Wireless solutions for existing building efficiency

Wireless technology helps make advanced control feasible for more buildings
Tuesday, September 5, 2017
by James Kohl

In many existing commercial buildings, especially those where the age or historical significance restricts the changes that can be made to the structure, a building automation system (BAS) might never be considered. That’s because the requirements of wired building controls make a BAS too costly — and perhaps physically impossible — to install in many of these buildings.

Wireless technology is removing this obstacle by eliminating the communication wires between system controllers, unit controllers, zone sensors and service tools that were necessary components to a BAS until recently. This freedom from wires provides the option to consider automated building controls in more projects, including existing and historical buildings where the technology wasn’t feasible or was considered cost-prohibitive in the past.

Using wireless technology to connect automated building controls provides many advantages, including cost-effective installation and updates and improved building efficiency, performance and occupant comfort. A BAS with wireless technology also enables remote access, control, monitoring and troubleshooting of building systems.

Minimal Occupant Disruptions

Simplified installation and a smoother construction process allows for affordable upgrades with little or no disruption to tenants, making wireless technology for building controls and devices a good option in many types of buildings.

With no wires to maintain or fix, the technology offers reduced service and repair costs over the life of the system. Some wireless options also offer long-lasting or lifetime batteries, which saves time and money spent on changing batteries and contributes to ease of maintenance.

Reliability and Flexibility

Wireless solutions can be used in a BAS for many applications, including sensing, equipment, system communications, remote access and service tools. Past wireless technologies used in building automation were not developed specifically for these more demanding applications. This meant they often provided less-than-optimal performance and had high maintenance requirements, questionable reliability, short battery life and difficult system integration.

Technology advancements have made it possible for today’s wireless solutions to offer reliable and secure performance by taking advantage of new wireless standards, such as ZigBee Certified Building Automation. These standards offer better outcomes including reduced maintenance, longer battery life, and improved reliability through an extended signal range and self-repairing mesh network. Systems certified by ZigBee use AES-128 encryption, keys and device authentication to ensure network security and keep the isolated wireless network secure.

Building automation systems that use standard open protocols, such as BACnet, also offer flexibility for the future. The use of open standards allows for the easy integration of devices if there is a need to expand or change the spaces in a building, which keeps options open if and when building needs and technologies evolve. Open standards also allow multiple types of systems in a building — including HVAC, fire, elevators, lighting and security — to be integrated for simplified access and monitoring from one point of control.

Benefits Beyond Day One

Wireless technology puts building automation — and the improved performance, energy savings strategies and 24/7 monitoring that automation can bring — within reach for more buildings. By using wireless for a BAS, building owners, managers and engineers can access a wealth of building data, monitor building performance and adjust systems remotely, ensuring the building continues to run as it was designed.
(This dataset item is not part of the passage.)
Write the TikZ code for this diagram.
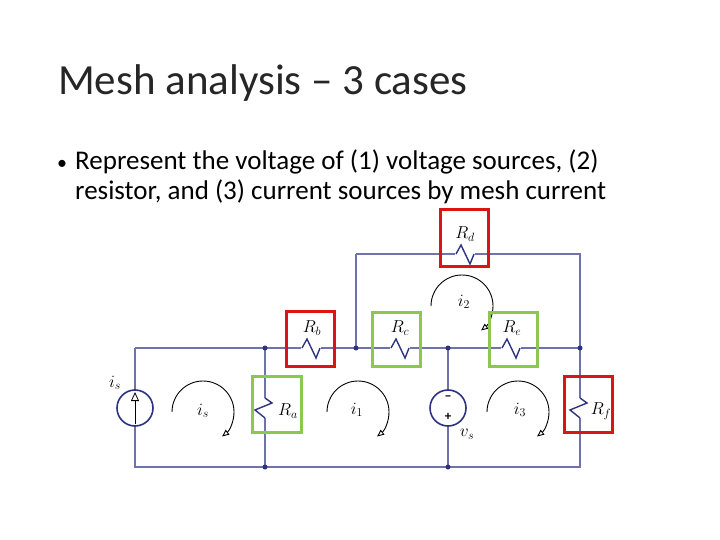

In addition, building staff can easily see what is happening inside the building — from information about equipment to energy use. Studies show that 60 to 70 per cent of energy consumption in a commercial building is due to HVAC and lighting. Solutions that provide an easy-to-use, single point of control for these systems make it easier to optimize energy efficiency while balancing the energy consumption of a building with the comfort and control of the space. The result is consistent occupant comfort, reduced operational costs and an improved building environment.

Wireless technology built on open standards for building systems can result in many benefits over the life of the building. The latest wireless systems offer reliability and flexibility, and they enable many intelligent building solutions that can improve performance and efficiency. A wireless solution puts building automation and these benefits within reach for more commercial buildings.